Amok, sarhoşluktan ve çılgınlıktan da öte bir şey Bir adamı kuduz köpek gibi davranmaya şartlayan, onu cinayete meyilli bir akıl hastasına dönüştüren bir durum… Tuhaf ve korkunç bir zihinsel hastalık… Bu adam, tıpkı o kadın beni görmeye gelmeden önce odamda oturduğum gibi sessiz sakin bir biçimde köşesinde oturuyordur. Sonra birden ayağa fırlar, kamasını kapar, sokağa çıkıp doğruca koşmaya başlar, nereye gittiğinin bir önemi yoktur. Yoluna kim çıkarsa kamasını ona saplar ve dökülen kan onun daha da çıldırmasına yol açar. Herkes bu çılgın adamı ölümden başka hiçbir şeyin durduramayacağını bilir. Yolundan hızla çekilirler ve ‘Amok! Amok!’ diye bağırarak diğerlerini uyarırlar. Amok koşucusu bu sayede koşar, öldürür, öldürür, öldürür, ta ki kudurmuş bir köpek gibi vurulup öldürülene dek.

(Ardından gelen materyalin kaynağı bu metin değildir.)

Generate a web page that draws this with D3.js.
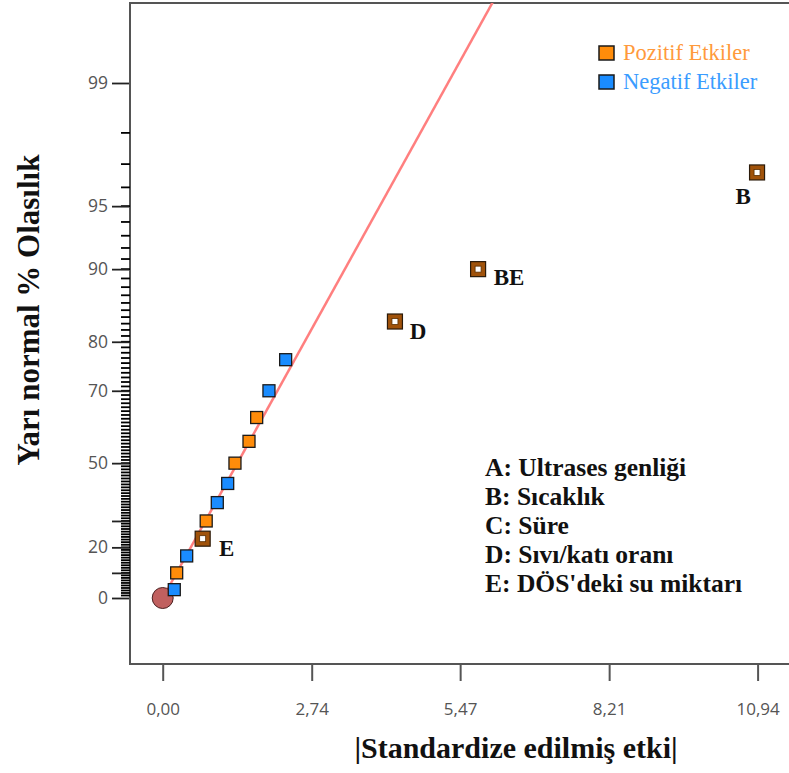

Ondan yardımını isteyen bir kadını, kibri yüzünden reddeden bir doktorun sonrasında yaşadığı pişmanlık nedeniyle kendiyle giriştiği savaşımın hikayesidir bu. Yaşanan en temelde, toplumsalın ona yüklediği görev sorumluğu ile denetlenmesi gereken dürtülerin arasında var olan ikilemdir. Bu süreç insanı öncesinde hiç tahmin edemeyeceği çılgın bir ölüm koşusuna sürükleyebilir.
İnsanı derinliğiyle kavramış bir yazar olan Zweig bu önemli yapıtında insanın varoluşsal çelişkilerini ustaca bir anlatımla okuyuculara sunuyor.